Nos acercamos a y alejamos de Montserrat, vemos aparecer en el horizonte el repetidor de la Torre de Collserola y antes de las 19:00 estamos ya descargando parte de los contenidos del maletero frente a la casa de mis padres. Tras la descarga y ocupando mi hermano el asiento de copiloto nos dirigimos al parking que éste nos cede durante nuestras horas en Barcelona para no dejar el coche y nuestras posesiones a merced de la calle. Ya a pie y tras regresar a la que fue mi casa durante más de 20 años empezamos el festín de reencuentros, reparto de sidra, queso, pastas, chorizos y moscovitas y abundante cena cortesía de La Lola, esa espléndida cocinera sevillana que el público barcelonés se perdió por no decidirse a abrir el local que su cocina se merece.
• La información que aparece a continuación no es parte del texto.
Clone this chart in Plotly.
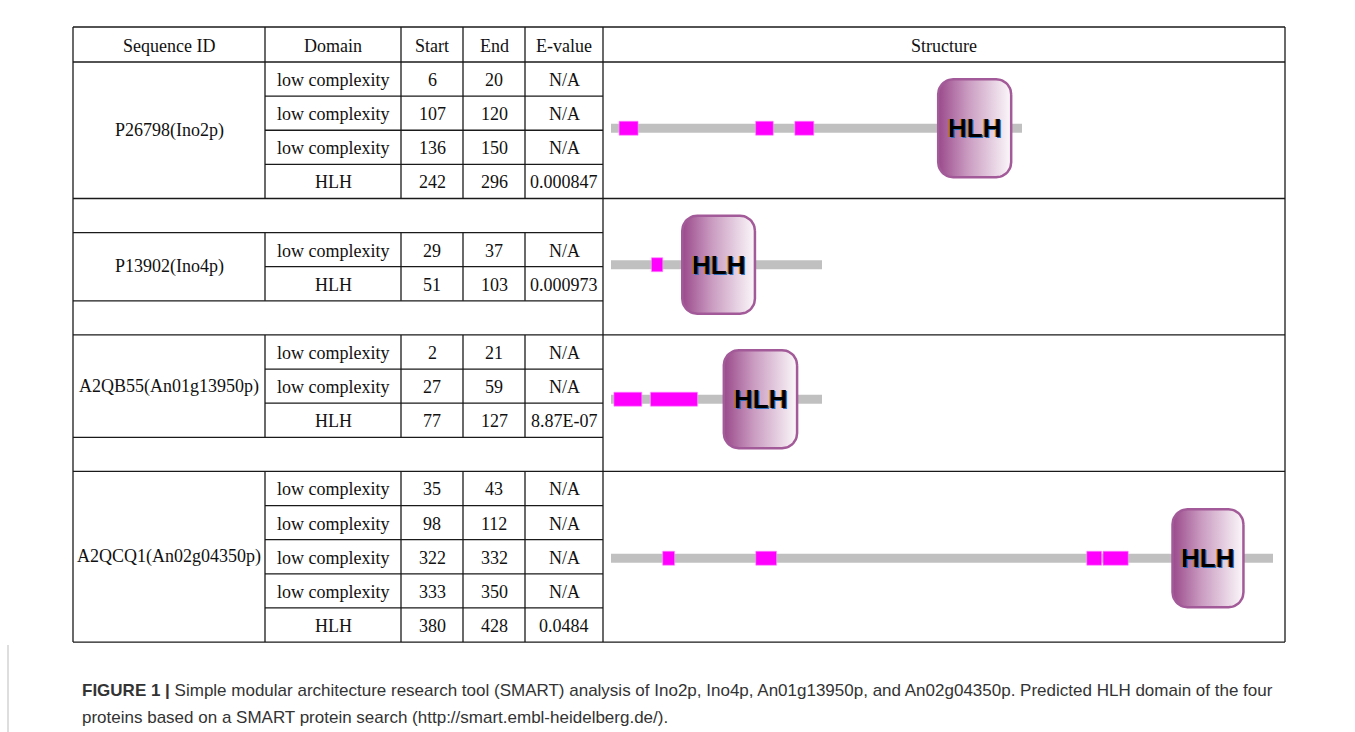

Escancio una de las botellas que he traído para dejar aquí y, quitando algún momento crítico en el que la sidra que debería rebotar en el fondo del vaso lo hace sobre el mantel, parece que mi técnica de novato progresa adecuadamente. Terminamos la velada con una quesada pasiega que traemos de Cantabria y todos estamos de acuerdo en que su sabor recuerda al del arroz con leche. Y más charla, y más calor y humedad, y definitivamente el norte ha terminado. Han sido, tras comparar la cifra del cuentakilómetros con la del inicio, un total de 2.810 kilómetros que nos han llevado por sitios a los que no solo volveríamos, si no que nos plantearíamos convertir en nuestro lugar de descanso durante mucho más tiempo que apenas unas semanas. Pero por ahora, el norte ha terminado. Por ahora.